Columbus State University welcomes Dr. Mahmut Reyhanoglu as its new director of Robotics Engineering. Reyhanoglu holds degrees in aerospace, electrical and mechanical engineering and has spent his entire career teaching students and conducting research.

He joins CSU as the university opens its new robotics engineering lab to its first cohort of undergraduate and graduate students. 

Q: Welcome to Columbus State! Tell us a little bit about the unique robotics program at CSU.

Columbus State is proud to be the only college or university in Georgia that offers both a bachelor’s and master’s degree in robotics engineering. CSU’s robotics engineering program is student-focused and emphasizes creative 21st century skills.

Q: What careers are graduates of the program qualified for?

The driving force for the robotics engineering program at CSU has been our partners and regional stakeholders, like Fort Benning, Pratt & Whitney, Kia, Kodak and others who actually utilize some form of robotics systems.

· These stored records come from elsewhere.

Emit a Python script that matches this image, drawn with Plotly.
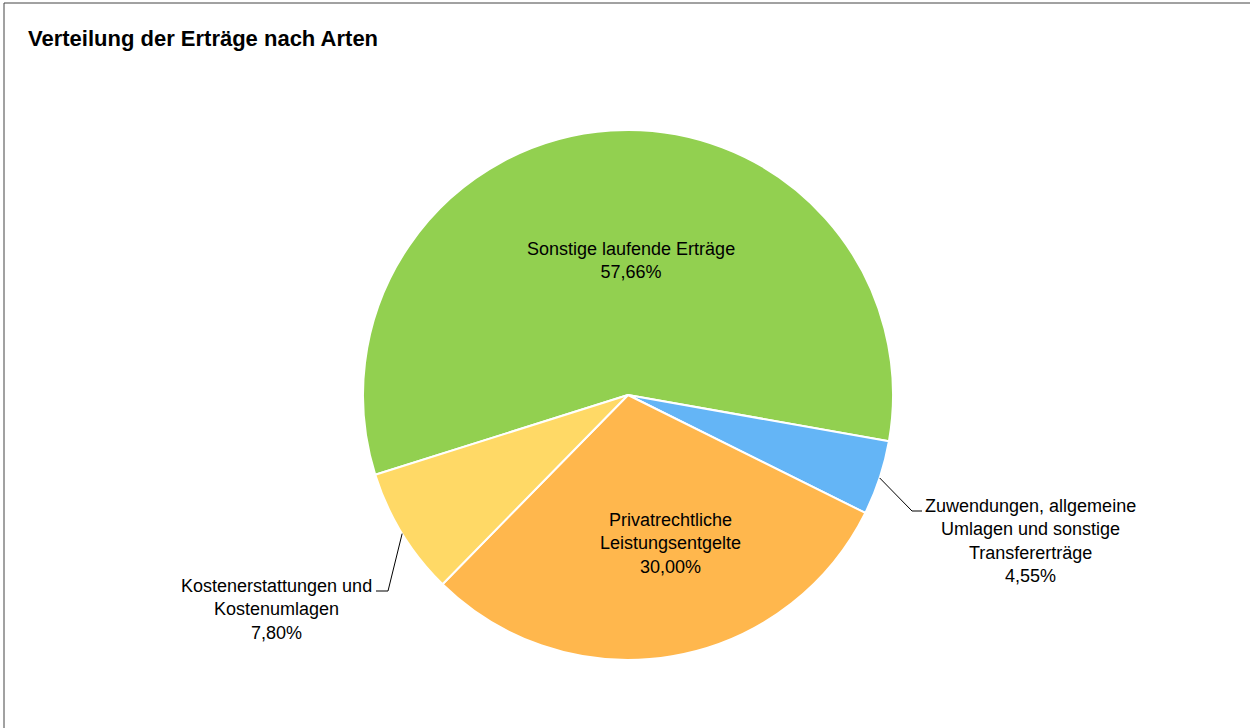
import math
import plotly.graph_objects as go

# data
labels = ['Sonstige laufende Erträge', 'Zuwendungen, allgemeine Umlagen und sonstige Transfererträge',
          'Privatrechtliche Leistungsentgelte', 'Kostenerstattungen und Kostenumlagen']
label_text = ['Sonstige laufende Erträge', 'Zuwendungen, allgemeine<br>Umlagen und sonstige<br>Transfererträge',
              'Privatrechtliche<br>Leistungsentgelte', 'Kostenerstattungen und<br>Kostenumlagen']
values = [57.66, 4.55, 30.00, 7.80]
colors = ['#92D050', '#64B5F6', '#FFB74D', '#FFD966']

W, H = 1250, 728
cx, cy, R = 628, 395, 265          # pie centre / radius in px
rotation = -107.5

FONT = 'Liberation Sans Narrow, Arial Narrow, Liberation Sans, Arial'

def px(x):
    return x / W

def py(y):
    return 1 - y / H

fig = go.Figure()
fig.add_trace(go.Pie(
    labels=labels, values=values, sort=False, direction='clockwise', rotation=rotation,
    marker=dict(colors=colors, line=dict(color='white', width=2)),
    textinfo='none', hoverinfo='label+percent', showlegend=False,
    domain=dict(x=[px(cx - R), px(cx + R)], y=[py(cy + R), py(cy - R)])
))

total = sum(values)
pct = [f'{v:.2f}%'.replace('.', ',') for v in values]

# mid angle of each slice (clockwise from 12 o'clock)
mids = []
a = rotation
for v in values:
    span = v / total * 360
    mids.append(a + span / 2)
    a += span

def edge(i):
    ang = math.radians(mids[i])
    return cx + R * math.sin(ang), cy - R * math.cos(ang)

annotations = []
# inside labels
inside = {0: (631, 260), 2: (670, 543)}
for i, (x, y) in inside.items():
    annotations.append(dict(x=px(x), y=py(y), xref='paper', yref='paper', showarrow=False,
                            xanchor='center', yanchor='middle',
                            text=label_text[i] + '<br>' + pct[i], align='center',
                            font=dict(family=FONT, size=18, color='black')))

# outside labels with leader lines
shapes = []
outside = {1: dict(elbow=(912, 511), end=(922, 511), pos=(1030, 541)),
           3: dict(elbow=(388, 591), end=(376, 591), pos=(276, 609))}
for i, o in outside.items():
    sx, sy = edge(i)
    (ex, ey), (tx, ty) = o['elbow'], o['end']
    shapes.append(dict(type='path', xref='paper', yref='paper',
                       path=f'M {px(sx)},{py(sy)} L {px(ex)},{py(ey)} L {px(tx)},{py(ty)}',
                       line=dict(color='black', width=1)))
    x, y = o['pos']
    annotations.append(dict(x=px(x), y=py(y), xref='paper', yref='paper', showarrow=False,
                            xanchor='center', yanchor='middle',
                            text=label_text[i] + '<br>' + pct[i], align='center',
                            font=dict(family=FONT, size=18, color='black')))

# frame (top and left edges visible)
shapes.append(dict(type='line', xref='paper', yref='paper', x0=px(4), y0=py(3), x1=1, y1=py(3),
                   line=dict(color='#444444', width=1)))
shapes.append(dict(type='line', xref='paper', yref='paper', x0=px(4), y0=py(3), x1=px(4), y1=0,
                   line=dict(color='#444444', width=1)))

annotations.append(dict(x=px(26), y=py(38), xref='paper', yref='paper', xanchor='left', yanchor='middle',
                        showarrow=False, text='<b>Verteilung der Erträge nach Arten</b>',
                        font=dict(family='Liberation Sans, Arial', size=22, color='black')))

fig.update_layout(
    width=W, height=H, margin=dict(l=0, r=0, t=0, b=0),
    paper_bgcolor='white', plot_bgcolor='white',
    annotations=annotations, shapes=shapes
)
fig.write_html('out.html', config={'displayModeBar': False},
               post_script="document.body.style.margin='0';")
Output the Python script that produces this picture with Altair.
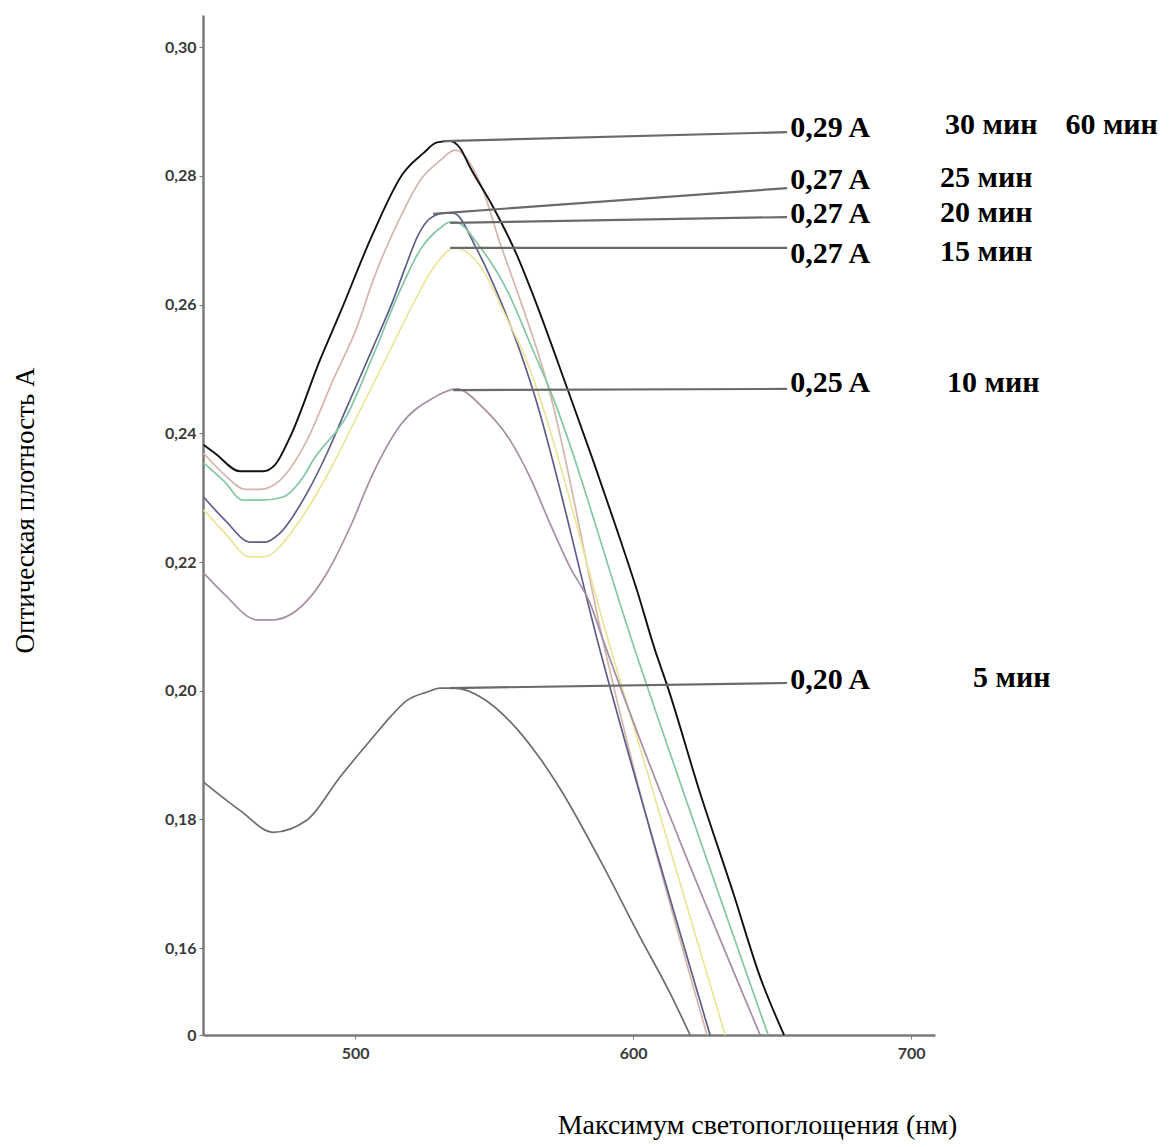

Our graduates can work as robotics engineers, automation engineers, hardware developers, or software developers — so the program offers them a broad range of career opportunities. 

Q: What kind of work will be the focus of our robotics engineering lab?

CSU’s Robotics Engineering Lab offers students state-of-the-art robotics systems, including a robot arm, an autonomous driving car, helicopter test beds, a ground robot with a vision system, and some new robotics systems that we will be extensively using in our classes and our research. The shop has the latest equipment for machining. We have all the tools necessary to make the Robotics Engineering Program a successful experience for students and faculty researchers alike.

Q: What kind of hands-on research opportunities are available to undergraduate and graduate students?

In our lab, we want to enable students to do important research in robotics. We will have research opportunities for both undergraduate and graduate students. The students will be able to take undergraduate research classes, labs, work on projects with elements in image processing, artificial intelligence, robotics arm design and control, and area robotics systems. The goal is to get the undergraduate students, especially, involved early on in research. 

Q: How will having this program in Columbus help our greater community?

In 2018, the mobile robotics market was about a $9 billion industry. We expect it to grow to about $40 billion by 2026. With the lack of robotics engineering education programs in the state, and few students prepared to enter that pipeline as new professionals, most of the money being spent by stakeholders has been going outside of the state. Our strategy is retaining or attracting those kinds of expenditures to the Columbus area  — to bring jobs for our graduates and to help further spur local economic and workforce development.